Когда говорят, что московская государственность складывалась под воздействием внешних вызовов и угроз, с этим трудно спорить. Но верно, как нам кажется, и обратное утверждение: без таких вызовов и угроз, равно как и без встречных завоевательных амбиций, подобная государственность не могла бы сложиться вообще.
Консолидация социума вокруг власти-тотема невозможна в условиях длительного мира. Потому что длительный мир постепенно расшатывает архаичную общественную целостность, где «Мы» консолидируется исключительно благодаря тому, что существует враждебное «Они». Он неизбежно сопровождается социальным и культурным расслоением, формированием и развитием частных интересов, возникновением между ними конкурентных отношений. Этому не в состоянии противодействовать как догосударственные локальные общности, так и общности государственные, выстроенные на фундаменте архаичной культуры. Сказанное и вынуждает нас более внимательно присмотреться к роли войн в Московской Руси.
Первое, что обращает на себя внимание, – это то, что в первое послеордынское столетие они, как правило, не были оборонительными. Войны с Литвой, начавшиеся при Иване III, имели своей целью присоединение к Москве бывших областей западной Руси, отошедших к Литве в монгольский период. Учитывая, что последняя приняла католицизм, эти войны в известном смысле можно считать религиозными. Борьбой против «неверных» выглядело в глазах современников и завоевание Иваном IV Казанского и Астраханского ханств. Но оно же покончило с татарскими набегами из Поволжья, пополнило земельный фонд казны и обеспечило контроль Москвы над волжским торговым путем, блокирование которого татарами оборачивалось для нее серьезными экономическими проблемами. Казалось бы, после этого логичным было собирание сил для борьбы с Крымом – главным очагом тогдашних реальных угроз. Во всяком случае, доводов в пользу такой политики было немало, и правительство «Избранной рады» склонялось именно к ней.
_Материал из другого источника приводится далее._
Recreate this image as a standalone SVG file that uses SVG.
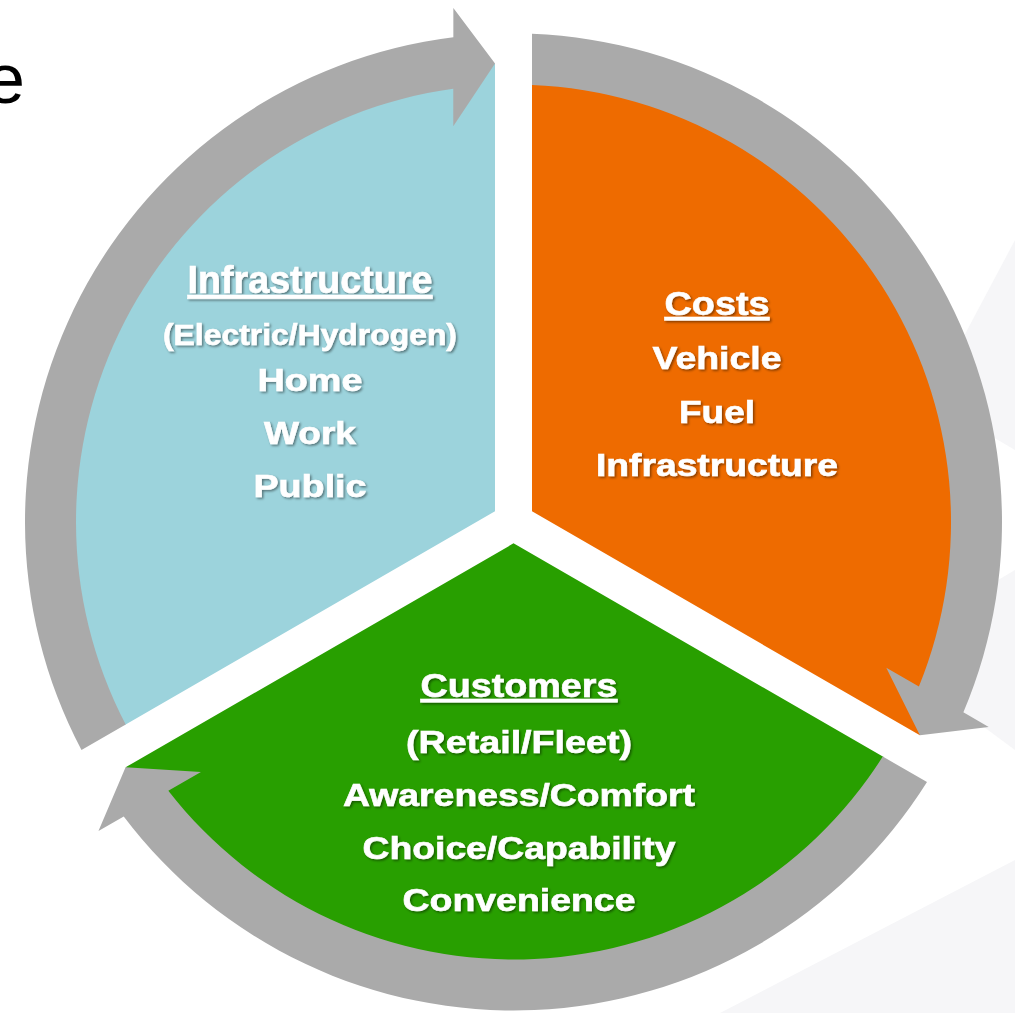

Усмирение Крыма означало бы не только выход к Черному морю, в чем страна, безусловно, нуждалась. Оно означало бы и окончание завершение эпохи татарского владычества на Руси, и обеспеченную безопасность ее населения. Триумфальная встреча, которую народ устроил Ивану IV, возвращавшемуся в Москву после покорения Казани, свидетельствовала о том, чем была тогда в глазах русских любая победа над татарами.
Через полтора десятилетия после смерти Грозного только что избранный Земским собором новый царь Борис Годунов лично решил возглавить поход против крымского хана Казы-Гирея, двигавшегося к Москве. Годунов собрал огромную по тем временам армию, выдвинул ее под Серпухов, где провел с ней два месяца. Воевать ей, однако, не пришлось. Потому что изначально акция Годунова была имитацией: никакого нашествия татар в тот момент не намечалось. Годунову нужно было, чтобы узаконить свой царский титул, получить подписи членов Боярской думы, которые не хотели его воцарения. Поход против татар, объявленный Годуновым, вынудил бояр занять высшие командные посты в возглавлявшейся им армии – в противном случае они рисковали быть обвиненными в измене. Но это был и политический ход, посредством которого Годунов обеспечивал дополнительную легитимацию своей власти в глазах населения. О том, что угрозы нашествия из Крыма не существовало, никто в стране не знал, но продемонстрированная готовность возглавить поход против крымских татар свою роль сыграла. Потому что двухмесячное серпуховское противостояние без сражения было представлено как победа посредством устрашения противника, вынужденного отказаться от своих планов. А любая победа над крымскими татарами, пусть и неокончательная, воспринималась на Руси как исполненная глубокого жизненного и символического смысла.